Morton Brown, professor emeritus of mathematics, died peacefully Aug. 3 in Bellevue, Washington, at age 92.
Brown was born in the Bronx on Aug. 12, 1931. His father, Irving Brown, emigrated from Romania just after the turn of the century, and owned and operated a fruit and vegetable store in Manhattan. Brown’s mother, Shirley Lehrman, was of Polish-Russian descent. Brown had an older brother, Jack, who went to New York University for an engineering degree after serving in the navy during World War II.
In 1956, Brown married Kaaren Strauch, who later became a professor of social work at Eastern Michigan University. They had three sons, Aaron, Alan and Carl and six grandchildren. After retiring, Brown and Kaaren moved to California to be near their son Carl and to fulfill their dream of living in San Francisco. Kaaren died in October 2021, and after her passing, Brown moved to Salt Lake City, Utah, to live with his son Aaron, and from there moved to Bellevue, Washington, to be near Alan.
In an interview done by David Roberts and published in Celebratio Mathematica in 2000, Brown related his early history. He recounted that he finished high school in June 1948 at the age of 17. He went on to the University of Wisconsin and there met one of his most influential mentors, R. H. Bing in the spring of 1950 in an elementary calculus class.
Bing urged Brown to take his graduate topology course, which he did, but then he dropped out and retook it the following year, sharing that it was much easier the second time. Brown finished his B.S. in 1953, after taking a one-semester break in order to, as he put it, “figure out how to have a social life and also be a mathematician.”
Brown went on to earn his Ph.D. from the University of Wisconsin and taught at the University of Michigan for almost 30 years. He wrote numerous papers in topology and dynamical systems, and served as a Sloan Fellow, a Naval Research Fellow and a National Science Foundation fellow at the Institute for Advanced Study in Princeton.

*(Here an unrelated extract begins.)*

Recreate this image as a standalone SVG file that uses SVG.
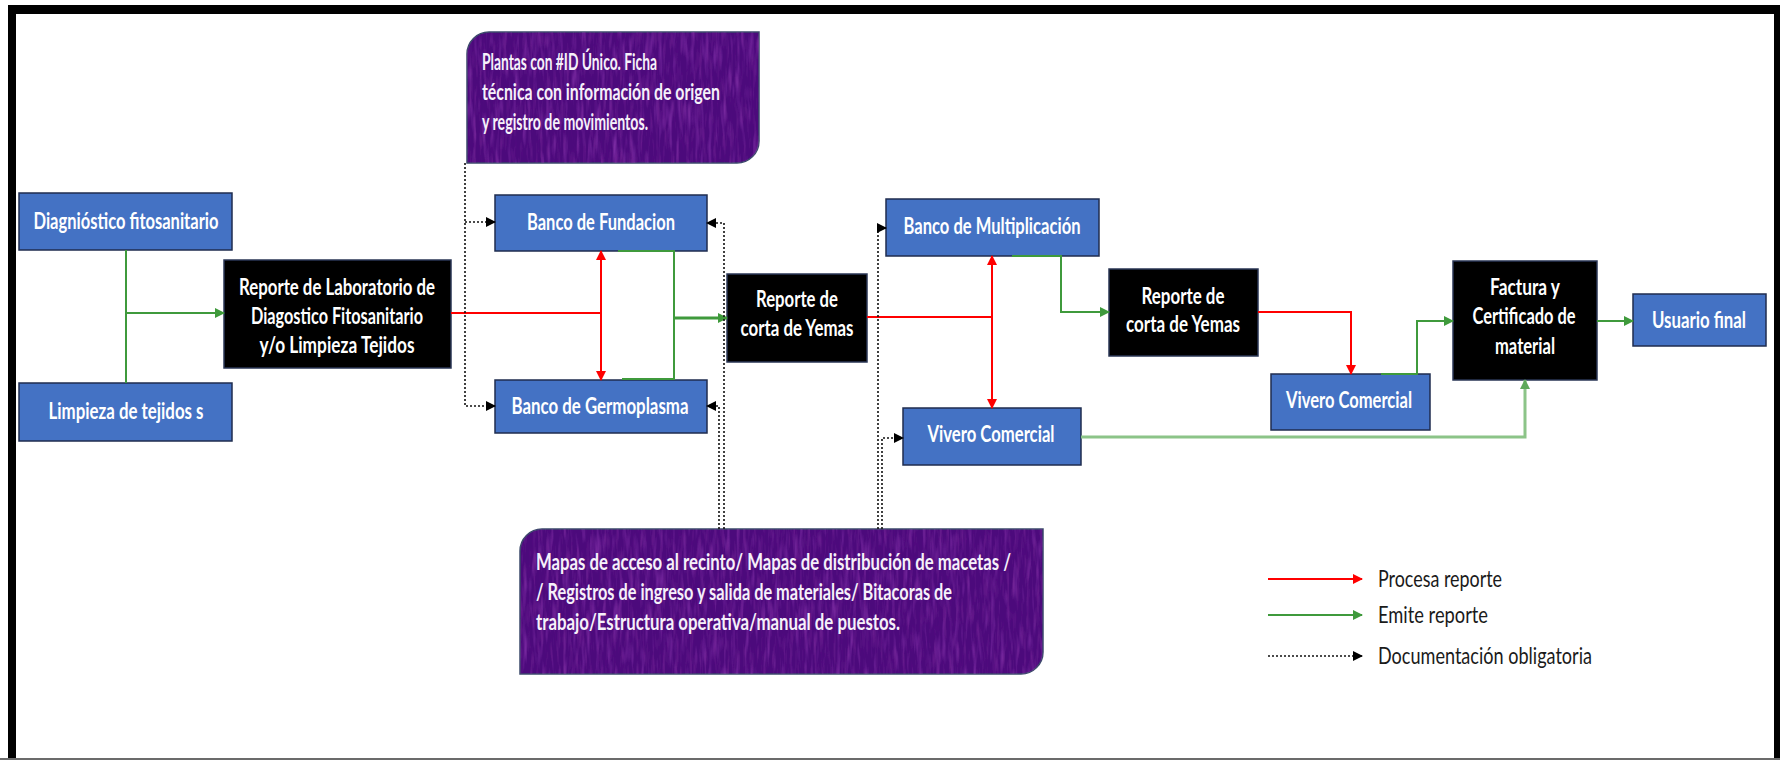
<svg xmlns="http://www.w3.org/2000/svg" width="1780" height="760" viewBox="0 0 1780 760">
  <style>
    .blue { fill: #4472c4; stroke: #1f2d4f; stroke-width: 1.5; }
    .dark { fill: #000; stroke: #2a3655; stroke-width: 1.5; }
    .note { fill: #4c0a7c; stroke: #3b4a6b; stroke-width: 1.5; }
    .lbl { font-family: Lato, "Open Sans", sans-serif; font-size: 22px; font-weight: 700; fill: #ffffff; text-anchor: middle; }
    .ntxt { font-family: Lato, "Open Sans", sans-serif; font-size: 23px; font-weight: 700; fill: #f6f0fa; }
    .leg { font-family: Lato, "Open Sans", sans-serif; font-size: 23px; fill: #1a1a1a; }
    .red { fill: none; stroke: #ff0000; stroke-width: 2; }
    .green { fill: none; stroke: #3f9a3c; stroke-width: 2; }
    .green-wide { fill: none; stroke: #3f9a3c; stroke-width: 3; }
    .green-light { fill: none; stroke: #8cc488; stroke-width: 3; }
    .doc { fill: none; stroke: #111; stroke-width: 1.6; stroke-dasharray: 2 2; }
  </style>
  <defs>
    <marker id="ah-red" markerUnits="userSpaceOnUse" viewBox="0 0 10 10" refX="9" refY="5" markerWidth="11" markerHeight="10" orient="auto">
      <path d="M0,0 L10,5 L0,10 z" fill="#ff0000"/>
    </marker>
    <marker id="ah-green" markerUnits="userSpaceOnUse" viewBox="0 0 10 10" refX="9" refY="5" markerWidth="11" markerHeight="10" orient="auto">
      <path d="M0,0 L10,5 L0,10 z" fill="#3f9a3c"/>
    </marker>
    <marker id="ah-light" markerUnits="userSpaceOnUse" viewBox="0 0 10 10" refX="9" refY="5" markerWidth="11" markerHeight="10" orient="auto">
      <path d="M0,0 L10,5 L0,10 z" fill="#5ea95a"/>
    </marker>
    <marker id="ah-doc" markerUnits="userSpaceOnUse" viewBox="0 0 10 10" refX="9" refY="5" markerWidth="10" markerHeight="10" orient="auto">
      <path d="M0,0 L10,5 L0,10 z" fill="#000"/>
    </marker>
    <!-- streaky violet grain for the note boxes -->
    <filter id="grain" x="0" y="0" width="100%" height="100%">
      <feTurbulence type="fractalNoise" baseFrequency="0.22 0.03" numOctaves="2" seed="7" result="n1"/>
      <feColorMatrix in="n1" type="matrix" values="0 0 0 0 0.40  0 0 0 0 0.07  0 0 0 0 0.58  1.2 0 0 0 -0.62" result="light"/>
      <feTurbulence type="fractalNoise" baseFrequency="0.3 0.04" numOctaves="2" seed="19" result="n2"/>
      <feColorMatrix in="n2" type="matrix" values="0 0 0 0 0.20  0 0 0 0 0.02  0 0 0 0 0.32  1.4 0 0 0 -0.66" result="shade"/>
      <feMerge result="m"><feMergeNode in="light"/><feMergeNode in="shade"/></feMerge>
      <feComposite in="m" in2="SourceAlpha" operator="in"/>
    </filter>
  </defs>

  <!-- page and frame -->
  <rect x="0" y="0" width="1780" height="760" fill="#ffffff"/>
  <rect x="8" y="5" width="1772" height="9" fill="#000"/>
  <rect x="8" y="5" width="8" height="755" fill="#000"/>
  <rect x="1774" y="5" width="6" height="755" fill="#000"/>
  <rect x="0" y="758" width="1780" height="2" fill="#6b6b6b"/>

  <!-- note: plant identification -->
  <g id="note-plantas">
    <path class="note" d="M489,32 H759 V141 A22,22 0 0 1 737,163 H467 V54 A22,22 0 0 1 489,32 Z"/>
    <path d="M489,32 H759 V141 A22,22 0 0 1 737,163 H467 V54 A22,22 0 0 1 489,32 Z" fill="#000" filter="url(#grain)"/>
    <text class="ntxt" x="482" y="70" textLength="175" lengthAdjust="spacingAndGlyphs">Plantas con #ID Único. Ficha</text>
    <text class="ntxt" x="482" y="100" textLength="238" lengthAdjust="spacingAndGlyphs">técnica con información de origen</text>
    <text class="ntxt" x="482" y="130" textLength="166" lengthAdjust="spacingAndGlyphs">y registro de movimientos.</text>
  </g>

  <!-- note: site documentation -->
  <g id="note-mapas">
    <path class="note" d="M542,529 H1043 V652 A22,22 0 0 1 1021,674 H520 V551 A22,22 0 0 1 542,529 Z"/>
    <path d="M542,529 H1043 V652 A22,22 0 0 1 1021,674 H520 V551 A22,22 0 0 1 542,529 Z" fill="#000" filter="url(#grain)"/>
    <text class="ntxt" x="536" y="570" textLength="475" lengthAdjust="spacingAndGlyphs">Mapas de acceso al recinto/ Mapas de distribución de macetas /</text>
    <text class="ntxt" x="536" y="600" textLength="416" lengthAdjust="spacingAndGlyphs">/ Registros de ingreso y salida de materiales/ Bitacoras de</text>
    <text class="ntxt" x="536" y="630" textLength="364" lengthAdjust="spacingAndGlyphs">trabajo/Estructura operativa/manual de puestos.</text>
  </g>

  <!-- process nodes -->
  <g id="n-diagnostico">
    <rect class="blue" x="19" y="193" width="213" height="57"/>
    <text class="lbl" x="126" y="229" textLength="185" lengthAdjust="spacingAndGlyphs">Diagnióstico fitosanitario</text>
  </g>
  <g id="n-limpieza">
    <rect class="blue" x="19" y="383" width="213" height="58"/>
    <text class="lbl" x="126" y="419" textLength="155" lengthAdjust="spacingAndGlyphs">Limpieza de tejidos s</text>
  </g>
  <g id="n-reporte-lab">
    <rect class="dark" x="224" y="260" width="227" height="108"/>
    <text class="lbl" x="337" y="295" textLength="196" lengthAdjust="spacingAndGlyphs">Reporte de Laboratorio de</text>
    <text class="lbl" x="337" y="324" textLength="172" lengthAdjust="spacingAndGlyphs">Diagostico Fitosanitario</text>
    <text class="lbl" x="337" y="353" textLength="155" lengthAdjust="spacingAndGlyphs">y/o Limpieza Tejidos</text>
  </g>
  <g id="n-fundacion">
    <rect class="blue" x="495" y="195" width="212" height="56"/>
    <text class="lbl" x="601" y="230" textLength="148" lengthAdjust="spacingAndGlyphs">Banco de Fundacion</text>
  </g>
  <g id="n-germoplasma">
    <rect class="blue" x="495" y="380" width="212" height="53"/>
    <text class="lbl" x="600" y="414" textLength="177" lengthAdjust="spacingAndGlyphs">Banco de Germoplasma</text>
  </g>
  <g id="n-corta-1">
    <rect class="dark" x="727" y="274" width="140" height="88"/>
    <text class="lbl" x="797" y="307" textLength="82" lengthAdjust="spacingAndGlyphs">Reporte de</text>
    <text class="lbl" x="797" y="336" textLength="113" lengthAdjust="spacingAndGlyphs">corta de Yemas</text>
  </g>
  <g id="n-multiplicacion">
    <rect class="blue" x="886" y="199" width="213" height="57"/>
    <text class="lbl" x="992" y="234" textLength="177" lengthAdjust="spacingAndGlyphs">Banco de Multiplicación</text>
  </g>
  <g id="n-vivero-1">
    <rect class="blue" x="903" y="408" width="178" height="57"/>
    <text class="lbl" x="991" y="442" textLength="127" lengthAdjust="spacingAndGlyphs">Vivero Comercial</text>
  </g>
  <g id="n-corta-2">
    <rect class="dark" x="1109" y="269" width="149" height="87"/>
    <text class="lbl" x="1183" y="304" textLength="83" lengthAdjust="spacingAndGlyphs">Reporte de</text>
    <text class="lbl" x="1183" y="332" textLength="114" lengthAdjust="spacingAndGlyphs">corta de Yemas</text>
  </g>
  <g id="n-vivero-2">
    <rect class="blue" x="1271" y="374" width="159" height="56"/>
    <text class="lbl" x="1349" y="408" textLength="126" lengthAdjust="spacingAndGlyphs">Vivero Comercial</text>
  </g>
  <g id="n-factura">
    <rect class="dark" x="1453" y="261" width="144" height="119"/>
    <text class="lbl" x="1525" y="295" textLength="70" lengthAdjust="spacingAndGlyphs">Factura y</text>
    <text class="lbl" x="1524" y="324" textLength="103" lengthAdjust="spacingAndGlyphs">Certificado de</text>
    <text class="lbl" x="1525" y="354" textLength="60" lengthAdjust="spacingAndGlyphs">material</text>
  </g>
  <g id="n-usuario">
    <rect class="blue" x="1633" y="294" width="133" height="52"/>
    <text class="lbl" x="1699" y="328" textLength="94" lengthAdjust="spacingAndGlyphs">Usuario final</text>
  </g>

  <!-- connectors -->
  <g id="connectors">
    <!-- inputs into the lab report -->
    <path class="green" d="M126,250 V383"/>
    <path class="green" d="M126,313 H224" marker-end="url(#ah-green)"/>
    <!-- lab report to the two banks -->
    <path class="red" d="M451,313 H601"/>
    <path class="red" d="M601,313 V251" marker-end="url(#ah-red)"/>
    <path class="red" d="M601,313 V380" marker-end="url(#ah-red)"/>
    <!-- banks emit the cutting report -->
    <path class="green" d="M618,251 H674 V379 H622"/>
    <path class="green-wide" d="M674,318 H727" marker-end="url(#ah-green)"/>
    <!-- cutting report to multiplication and nursery -->
    <path class="red" d="M867,317 H992"/>
    <path class="red" d="M992,317 V256" marker-end="url(#ah-red)"/>
    <path class="red" d="M992,317 V408" marker-end="url(#ah-red)"/>
    <path class="green" d="M1012,256 H1061 V312 H1109" marker-end="url(#ah-green)"/>
    <path class="red" d="M1258,312 H1351 V374" marker-end="url(#ah-red)"/>
    <path class="green" d="M1381,374 H1417 V321 H1453" marker-end="url(#ah-green)"/>
    <path class="green" d="M1597,321 H1633" marker-end="url(#ah-green)"/>
    <path class="green-light" d="M1081,437 H1525 V380" marker-end="url(#ah-light)"/>
    <!-- mandatory documentation -->
    <path class="doc" d="M465,163 V406 H495" marker-end="url(#ah-doc)"/>
    <path class="doc" d="M465,222 H495" marker-end="url(#ah-doc)"/>
    <path class="doc" d="M724,529 V223 H707" marker-end="url(#ah-doc)"/>
    <path class="doc" d="M719,529 V406 H707" marker-end="url(#ah-doc)"/>
    <path class="doc" d="M878,529 V228 H886" marker-end="url(#ah-doc)"/>
    <path class="doc" d="M882,529 V438 H903" marker-end="url(#ah-doc)"/>
  </g>

  <!-- legend -->
  <g id="legend">
    <path class="red" d="M1268,579 H1362" marker-end="url(#ah-red)"/>
    <text class="leg" x="1378" y="587" textLength="124" lengthAdjust="spacingAndGlyphs">Procesa reporte</text>
    <path class="green" d="M1268,615 H1362" marker-end="url(#ah-green)"/>
    <text class="leg" x="1378" y="623" textLength="110" lengthAdjust="spacingAndGlyphs">Emite reporte</text>
    <path class="doc" d="M1268,656 H1362" marker-end="url(#ah-doc)"/>
    <text class="leg" x="1378" y="664" textLength="214" lengthAdjust="spacingAndGlyphs">Documentación obligatoria</text>
  </g>
</svg>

He has had visiting appointments at Cambridge University; University of Warwick; University of California, San Diego; Imperial College, London; Mathematical Research Institute, Berkeley; and University of Wisconsin. He and Barry Mazur shared the American Mathematical Society’s fourth Oswald Veblen Prize in geometry.

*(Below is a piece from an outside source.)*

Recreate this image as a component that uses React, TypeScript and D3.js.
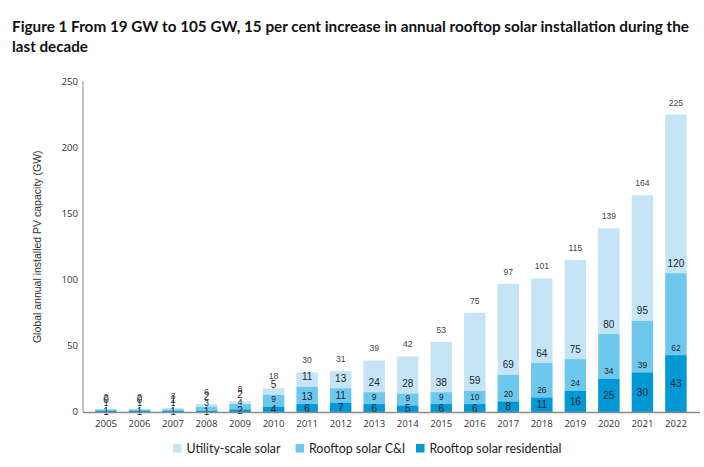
import React from "react";
import * as d3 from "d3";

const years = ["2005","2006","2007","2008","2009","2010","2011","2012","2013","2014","2015","2016","2017","2018","2019","2020","2021","2022"];
const residential = [1,1,1,1,2,4,6,7,6,5,6,6,8,11,16,25,30,43];
const commercial = [1,1,1,3,4,9,13,11,9,9,9,10,20,26,24,34,39,62];
const utility = [0,0,1,2,2,5,11,13,24,28,38,59,69,64,75,80,95,120];
const totals = [2,2,3,6,8,18,30,31,39,42,53,75,97,101,115,139,164,225];
const yTicks = [0,50,100,150,200,250];
const seriesNames = ["Utility-scale solar","Rooftop solar C&I","Rooftop solar residential"];
const titleLines = [
  "Figure 1 From 19 GW to 105 GW, 15 per cent increase in annual rooftop solar installation during the",
  "last decade",
];
const yTitle = "Global annual installed PV capacity (GW)";

const C_UTIL = "#c5e5f6";
const C_CI = "#6ec7ec";
const C_RES = "#0098d5";
const LABEL = "#1c2633";

export default function App() {
  const x = d3.scaleBand<string>().domain(years).range([89.2, 692.7]).paddingInner(0.36).paddingOuter(0.18);
  const y = d3.scaleLinear().domain([0, 250]).range([412, 81.5]);
  const bw = x.bandwidth();
  const legendColors = [C_UTIL, C_CI, C_RES];
  const legendX = [173, 295.5, 416];

  return (
    <svg width={704} height={467} style={{ position: "absolute", left: 0, top: 0, background: "#fff" }}>
      {titleLines.map((t, i) => (
        <text key={i} x={12} y={32 + i * 20} fontFamily="Lato" fontWeight={700} fontSize={15.2} fill="#111"
          {...(i === 0 ? { textLength: 677, lengthAdjust: "spacingAndGlyphs" } : {})}>{t}</text>
      ))}
      <text transform={`translate(41,${(y(0) + y(250)) / 2}) rotate(-90)`} textAnchor="middle"
        fontFamily="Liberation Sans" fontSize={10.5} fill="#333">{yTitle}</text>
      {yTicks.map((t) => (
        <text key={t} x={78} y={y(t)} dy="0.35em" textAnchor="end" fontFamily="Open Sans" fontSize={9.6} fill="#333">{t}</text>
      ))}
      {years.map((yr, i) => {
        const x0 = x(yr)!;
        const cx = x0 + bw / 2;
        const r = residential[i], c = commercial[i], u = utility[i];
        const ciSmall = !(yr === "2011" || yr === "2012");
        return (
          <g key={yr}>
            <rect x={x0} width={bw} y={y(r + c + u)} height={y(r + c) - y(r + c + u)} fill={C_UTIL} />
            <rect x={x0} width={bw} y={y(r + c)} height={y(r) - y(r + c)} fill={C_CI} />
            <rect x={x0} width={bw} y={y(r)} height={y(0) - y(r)} fill={C_RES} />
            <text x={cx} y={y(totals[i]) - 12} dy="0.35em" textAnchor="middle" fontFamily="Liberation Sans" fontSize={8.6} fill="#444">{totals[i]}</text>
            <text x={cx} y={y(r + c) - 10} dy="0.35em" textAnchor="middle" fontFamily="Liberation Sans" fontSize={10} fill={LABEL}>{u}</text>
            <text x={cx} y={y(r) - 7.5} dy="0.35em" textAnchor="middle" fontFamily="Liberation Sans" fontSize={ciSmall ? 8.4 : 10} fill={LABEL}>{c}</text>
            <text x={cx} y={(y(r) + y(0)) / 2} dy="0.35em" textAnchor="middle" fontFamily="Liberation Sans" fontSize={10} fill={LABEL}>{r}</text>
            <text x={cx} y={424} dy="0.35em" textAnchor="middle" fontFamily="Open Sans" fontSize={9.6} fill="#333">{yr}</text>
          </g>
        );
      })}
      <line x1={83} x2={83} y1={81} y2={412} stroke="#8c8c8c" strokeWidth={1} />
      <line x1={83} x2={700} y1={412.5} y2={412.5} stroke="#8c8c8c" strokeWidth={1.5} />
      {seriesNames.map((s, i) => (
        <g key={s}>
          <rect x={legendX[i]} y={444} width={8.5} height={8.5} fill={legendColors[i]} />
          <text x={legendX[i] + 13.5} y={448.5} dy="0.35em" fontFamily="Lato" fontSize={12.4} fill="#222">{s}</text>
        </g>
      ))}
    </svg>
  );
}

At U-M, Brown served on the governing boards of the Rackham Graduate School, LSA, Board of Intercollegiate Athletics, and the Faculty Senate, including as chair. He served as the Department of Mathematics associate chair for education and on the policy board of the Center for Research on Learning and Teaching.
Despite all of Brown’s professional achievements, he was most proud of his wife and his family. He will be missed.